テレビに出ている有名人の名前がパッと出てこなくなるのは、高齢になると誰にでも起こることなので、あまり気にしなくてよいという人がいます。

 でも私はこのあたりから認知機能の低下が始まっていると考えています。まだ黄信号とはいえますが、その段階で何らかの対策を講じることが重要です。

 その次は、昨日自分が食べたものや、会った人の名前が思い出せなくなるといった段階です。自分が最近経験したことが思い出せなくなっているわけですから、これはもう赤信号です。

 筋力低下と同じで、年をとると誰でも多かれ少なかれ認知機能が低下します。

 しかしこれも個人差があります。頭をよく使う(脳に刺激を与える)生活をしている人は、認知機能の低下を遅らせることができる可能性があります。

寝たきりの原因
3つ目は骨粗しょう症

 骨粗しょう症というのは、年齢とともに骨がもろくなることです。そして骨粗しょう症になると、骨折のリスクが高くなります。

 実は骨折から寝たきりになる人も多いのです。骨折したことによって活動量が低下し、あまり歩かない生活をしていると、筋力低下が急激に進みます。そこから寝たきりになっていくのは珍しいことではありません。
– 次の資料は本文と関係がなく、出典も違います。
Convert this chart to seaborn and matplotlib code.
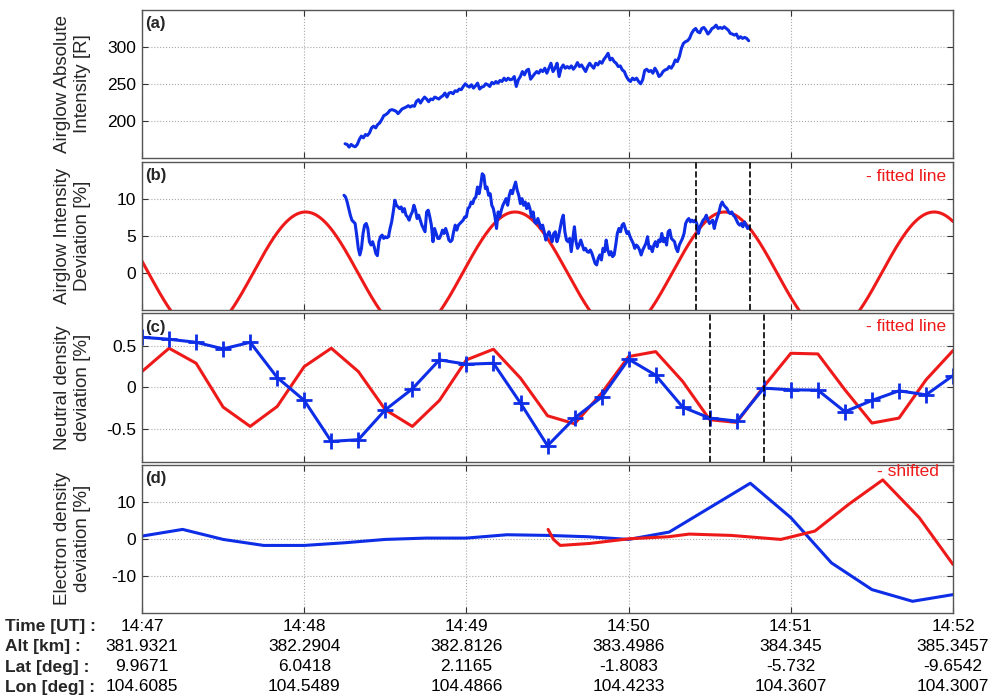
import numpy as np
import matplotlib
matplotlib.use("Agg")
import matplotlib.pyplot as plt
import seaborn as sns

# ---------------- data (time axis in seconds after 14:47:00 UT) ----------------
TICK_SECONDS = [0, 60, 120, 180, 240, 300]
TIME_LABELS = ["14:47", "14:48", "14:49", "14:50", "14:51", "14:52"]
ALT_LABELS = ["381.9321", "382.2904", "382.8126", "383.4986", "384.345", "385.3457"]
LAT_LABELS = ["9.9671", "6.0418", "2.1165", "-1.8083", "-5.732", "-9.6542"]
LON_LABELS = ["104.6085", "104.5489", "104.4866", "104.4233", "104.3607", "104.3007"]
ROW_NAMES = ["Time [UT] :", "Alt [km] :", "Lat [deg] :", "Lon [deg] :"]

# (a) airglow absolute intensity [R], evenly sampled between A_START and A_END
A_START, A_END = 75.1, 224.4
A_VALUES = [
    169.2, 168.3, 164.7, 168.3, 166.1, 165.2, 168.3, 175.0, 179.5, 177.2,
    181.7, 180.4, 183.9, 190.6, 192.9, 190.6, 195.1, 197.3, 201.8, 207.1,
    208.5, 210.7, 214.3, 215.2, 214.3, 213.0, 209.8, 213.0, 216.1, 217.4,
    218.7, 220.5, 218.7, 220.5, 219.6, 226.3, 228.6, 224.1, 228.6, 232.1,
    229.5, 225.9, 229.5, 228.6, 232.1, 230.8, 229.5, 232.1, 233.9, 237.5,
    232.1, 237.5, 238.4, 236.6, 240.6, 239.7, 242.9, 242.0, 246.4, 250.0,
    247.3, 245.5, 248.7, 244.2, 247.3, 250.9, 242.9, 245.5, 246.4, 250.0,
    248.7, 246.4, 251.8, 250.0, 253.1, 250.9, 254.5, 253.1, 257.6, 254.5,
    257.6, 255.4, 256.2, 259.8, 246.4, 255.4, 259.8, 266.5, 262.0, 267.9,
    269.6, 256.2,
    259.8, 263.4, 266.5, 264.3, 268.7, 266.5, 271.0, 264.3, 271.0, 277.7,
    266.5, 271.0, 277.7, 259.8, 271.0, 275.4, 271.0, 273.2, 271.0, 274.1,
    269.6, 273.2, 278.6, 273.2, 275.4, 271.0, 266.5, 273.2, 277.7, 274.1,
    271.0, 277.7, 275.4, 279.9, 277.7, 283.0, 286.6, 291.1, 282.1, 284.4,
    279.9, 277.7, 273.2, 274.1, 268.7, 266.5, 259.8, 255.4, 253.1, 257.6,
    255.4, 257.6, 253.1, 250.0, 255.4, 267.9, 269.6, 266.5, 267.9, 264.3,
    271.0, 266.5, 259.8, 262.0, 266.5, 268.7, 269.6, 273.2, 271.0, 275.4,
    282.1, 279.9, 286.6, 297.8, 304.5, 306.7, 308.0, 311.2, 317.9, 322.3,
    324.5, 320.1, 318.7, 324.5, 325.9, 322.3, 317.0, 320.1, 324.5, 325.9,
    329.0, 324.5, 325.9, 324.5, 326.8, 324.5, 322.3, 317.9, 317.0, 315.6,
    317.0, 311.2, 313.4, 311.2, 312.5, 311.2, 308.0,
]

# (b) airglow intensity deviation [%], evenly sampled between B_START and B_END
B_START, B_END = 74.7, 224.6
B_VALUES = [
    10.45, 10.22, 9.55, 8.66, 7.77, 7.10, 6.87, 6.65, 5.09, 3.30,
    2.41, 3.30, 5.31, 6.43, 6.65, 5.98, 4.20, 3.75, 4.20, 3.53,
    2.63, 2.32, 4.20, 4.87, 5.09, 4.64, 4.87, 4.73, 4.87, 5.98,
    6.87, 8.21, 9.78, 9.11, 8.88, 8.66, 8.88, 8.21, 8.66, 7.77,
    7.54, 7.10, 7.77, 8.21, 9.11, 8.44, 7.32, 7.77, 7.10, 6.43,
    5.98, 5.54, 8.21, 8.44, 7.54, 6.43, 4.20, 5.98, 5.31, 4.64,
    4.64, 5.09, 5.76, 5.31, 5.98, 5.31, 4.42, 4.20, 4.42, 5.54,
    6.43, 5.76, 6.43, 6.65, 6.87, 7.10, 7.54, 7.54, 8.66, 8.88,
    9.55, 9.33, 10.00, 10.22, 11.56, 10.67, 11.79, 13.35, 13.12, 11.34,
    11.56, 10.45, 10.67, 9.11, 8.66, 7.54, 5.98, 8.21, 7.54, 8.44,
    9.11, 9.55, 10.00, 9.11, 10.45, 11.12, 10.67, 11.56, 12.23, 11.12,
    10.45, 9.33, 10.00, 9.11, 9.55, 8.66, 9.33, 8.66, 7.54, 8.21,
    6.87, 6.65, 7.32, 6.65, 5.98, 6.43, 5.54, 4.42, 5.09, 5.54,
    4.87, 4.20,
    5.31, 5.54, 4.20, 4.87, 5.98, 7.10, 7.77, 5.54, 4.42, 4.20,
    4.64, 2.86, 4.64, 6.21, 4.20, 3.30, 3.75, 4.42, 3.75, 3.08,
    3.30, 2.86, 2.77, 3.08, 2.63, 1.96, 1.29, 1.07, 1.96, 2.41,
    1.74, 3.30, 2.86, 4.42, 3.08, 2.41, 2.86, 2.19, 2.41, 3.75,
    5.31, 5.98, 5.54, 6.43, 6.65, 5.98, 5.31, 5.54, 4.87, 4.42,
    3.97, 3.30, 3.75, 3.53, 3.08, 2.41, 3.08, 3.53, 3.97, 4.87,
    3.30, 3.53, 2.86, 3.75, 4.20, 3.53, 4.42, 4.20, 5.31, 4.20,
    4.64, 3.75, 5.54, 5.76, 4.64, 4.42, 4.20, 3.30, 2.86, 3.75,
    4.20, 4.64, 5.31, 6.65, 7.10, 7.32, 6.87, 7.10, 6.87, 7.10,
    6.65, 5.31, 6.21, 6.65, 7.10, 7.32, 7.77, 7.10, 6.65, 6.87,
    7.10, 5.98, 6.87, 7.54, 8.21, 9.11, 9.55, 9.11, 8.88, 8.66,
    8.21, 7.99, 8.21, 7.77, 7.54, 7.10, 6.65, 6.43, 6.65, 6.21,
    6.87, 6.43, 5.98, 6.21,
]
# sinusoid fitted to the airglow deviation
FIT_AMPLITUDE = 8.2   # %
FIT_PERIOD = 77.5     # s
FIT_PEAK_TIME = 60.5  # s
B_WINDOW = [205, 225]

# (c) neutral density deviation [%], 10 s cadence
C_TIMES = list(range(0, 301, 10))
C_OBS = [0.609, 0.585, 0.548, 0.468, 0.548, 0.121, -0.157, -0.653, -0.633, -0.270,
         -0.016, 0.335, 0.282, 0.294, -0.190, -0.706, -0.371, -0.117, 0.343, 0.149,
         -0.238, -0.371, -0.407, -0.008, -0.028, -0.032, -0.294, -0.157, -0.040, -0.089,
         0.145]
C_FIT = [0.194, 0.476, 0.294, -0.238, -0.472, -0.230, 0.254, 0.476, 0.194, -0.270,
         -0.472, -0.157, 0.335, 0.464, 0.113, -0.343, -0.440, -0.069, 0.375, 0.435,
         0.073, -0.391, -0.423, 0.012, 0.415, 0.407, -0.028, -0.431, -0.371, 0.093,
         0.448]
C_WINDOW = [210, 230]

# (d) electron density deviation [%], 15 s cadence, and the time-shifted series
D_TIMES = list(range(0, 301, 15))
D_OBS = [0.72, 2.52, -0.18, -1.80, -1.80, -1.08, -0.18, 0.18, 0.18, 1.08,
         0.90, 0.54, -0.18, 1.80, 8.38, 14.96, 5.68, -6.49, -13.70, -16.85,
         -15.05]
D_SHIFT_TIMES = [150.2, 152.2, 154.7, 165.7, 180.2, 194.7, 202.4, 217.9,
                 236.3, 248.9, 261.4, 274.0, 287.5, 300.0]
D_SHIFT = [2.52, -0.18, -1.80, -1.26, 0.0, 0.54, 1.26, 0.90,
           -0.18, 2.07, 9.28, 15.86, 5.68, -6.94]

# ---------------- style ----------------
BLUE = "#0d2de6"
RED = "#ee1a1a"
sns.set_theme(style="white")
plt.rcParams["font.family"] = ["Liberation Sans", "DejaVu Sans"]
plt.rcParams["axes.unicode_minus"] = False

fig = plt.figure(figsize=(10.01, 6.98), dpi=100)
fig.patch.set_facecolor("white")
left, width, height = 0.1419, 0.8102, 0.2127
bottoms = [0.7736, 0.5559, 0.3385, 0.1218]
axes = [fig.add_axes([left, b, width, height]) for b in bottoms]

LW = 2.2
ax_a, ax_b, ax_c, ax_d = axes

# (a)
t_a = np.linspace(A_START, A_END, len(A_VALUES))
sns.lineplot(x=t_a, y=A_VALUES, ax=ax_a, color=BLUE, linewidth=LW,
             estimator=None, sort=False)
ax_a.set_ylim(150, 350)
ax_a.set_yticks([200, 250, 300])
ax_a.set_ylabel("Airglow Absolute\nIntensity [R]")

# (b)
t_b = np.linspace(B_START, B_END, len(B_VALUES))
t_fit = np.linspace(0, 300, 901)
fit_b = FIT_AMPLITUDE * np.cos(2 * np.pi * (t_fit - FIT_PEAK_TIME) / FIT_PERIOD)
sns.lineplot(x=t_fit, y=fit_b, ax=ax_b, color=RED, linewidth=LW,
             estimator=None, sort=False)
sns.lineplot(x=t_b, y=B_VALUES, ax=ax_b, color=BLUE, linewidth=LW,
             estimator=None, sort=False)
for t in B_WINDOW:
    ax_b.axvline(t, color="black", ls="--", lw=1.2, zorder=5)
ax_b.set_ylim(-5, 15)
ax_b.set_yticks([0, 5, 10])
ax_b.set_ylabel("Airglow Intensity\nDeviation [%]")
ax_b.text(0.992, 0.900, "- fitted line", color=RED, transform=ax_b.transAxes,
          ha="right", va="center", fontsize=12.5)

# (c)
sns.lineplot(x=C_TIMES, y=C_FIT, ax=ax_c, color=RED, linewidth=LW,
             estimator=None, sort=False)
sns.lineplot(x=C_TIMES, y=C_OBS, ax=ax_c, color=BLUE, linewidth=LW,
             marker="+", markersize=11, markeredgewidth=2, markeredgecolor=BLUE,
             estimator=None, sort=False)
for t in C_WINDOW:
    ax_c.axvline(t, color="black", ls="--", lw=1.2, zorder=5)
ax_c.set_ylim(-0.9, 0.9)
ax_c.set_yticks([-0.5, 0, 0.5])
ax_c.set_yticklabels(["-0.5", "0", "0.5"])
ax_c.set_ylabel("Neutral density\ndeviation [%]")
ax_c.text(0.992, 0.912, "- fitted line", color=RED, transform=ax_c.transAxes,
          ha="right", va="center", fontsize=12.5)

# (d)
sns.lineplot(x=D_TIMES, y=D_OBS, ax=ax_d, color=BLUE, linewidth=LW,
             estimator=None, sort=False)
sns.lineplot(x=D_SHIFT_TIMES, y=D_SHIFT, ax=ax_d, color=RED, linewidth=LW,
             estimator=None, sort=False)
ax_d.set_ylim(-20, 20)
ax_d.set_yticks([-10, 0, 10])
ax_d.set_ylabel("Electron density\ndeviation [%]")
ax_d.text(0.983, 0.955, "- shifted", color=RED, transform=ax_d.transAxes,
          ha="right", va="center", fontsize=12.5)

# shared formatting
for ax, tag in zip(axes, ["(a)", "(b)", "(c)", "(d)"]):
    ax.set_xlim(0, 300)
    ax.set_xticks(TICK_SECONDS)
    ax.set_xlabel("")
    ax.grid(True, ls=":", lw=0.8, color="#a8a8a8")
    ax.tick_params(direction="in", length=4, width=0.8, top=True, right=True,
                   bottom=True, left=True, labelsize=12.5, colors="#333333",
                   labelcolor="black", pad=4)
    for sp in ax.spines.values():
        sp.set_color("#555555")
        sp.set_linewidth(1.0)
    ax.yaxis.label.set_size(13.5)
    ax.yaxis.label.set_linespacing(1.2)
    ax.yaxis.set_label_coords(-0.063, 0.5)
    ax.text(0.004, 0.955, tag, transform=ax.transAxes, fontweight="bold",
            fontsize=12, ha="left", va="top", zorder=6)
    if ax is not ax_d:
        ax.set_xticklabels([])

table_labels = ["\n".join(col) for col in zip(TIME_LABELS, ALT_LABELS, LAT_LABELS, LON_LABELS)]
ax_d.set_xticklabels(table_labels, fontsize=12.5, linespacing=1.44)
fig.text(5 / 1001, 0.1130, "\n".join(ROW_NAMES), fontsize=12.5, fontweight="bold",
         ha="left", va="top", linespacing=1.44)

fig.savefig("out.png", dpi=100, facecolor="white")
 筋肉や脳(認知機能)と同様、骨も年をとると弱くなります。とくに女性のほうが骨は弱りやすいことがわかっています。

 ところが骨折さえ起きていなければ、骨粗しょう症があってもほとんどの場合、とくに不自由なく日常生活を送ることができます。

 骨粗しょう症は骨折が起こるまでは無症状であることがほとんどなので、骨粗しょう症の進行を自分で気づくことはとても困難です。筋力低下なら階段を上るのがキツくなったとか、認知症なら昨日何を食べたか思い出せないとか、何らかの自覚症状があるのですが、骨粗しょう症にはそういった自覚症状がありません。病院で骨粗しょう症の検査をしていないと、骨が折れるまで気がつかないのです。

 病院の検査というのは、骨密度測定のことです。この検査を定期的に受けていれば、骨粗しょう症に早く気付くことができます。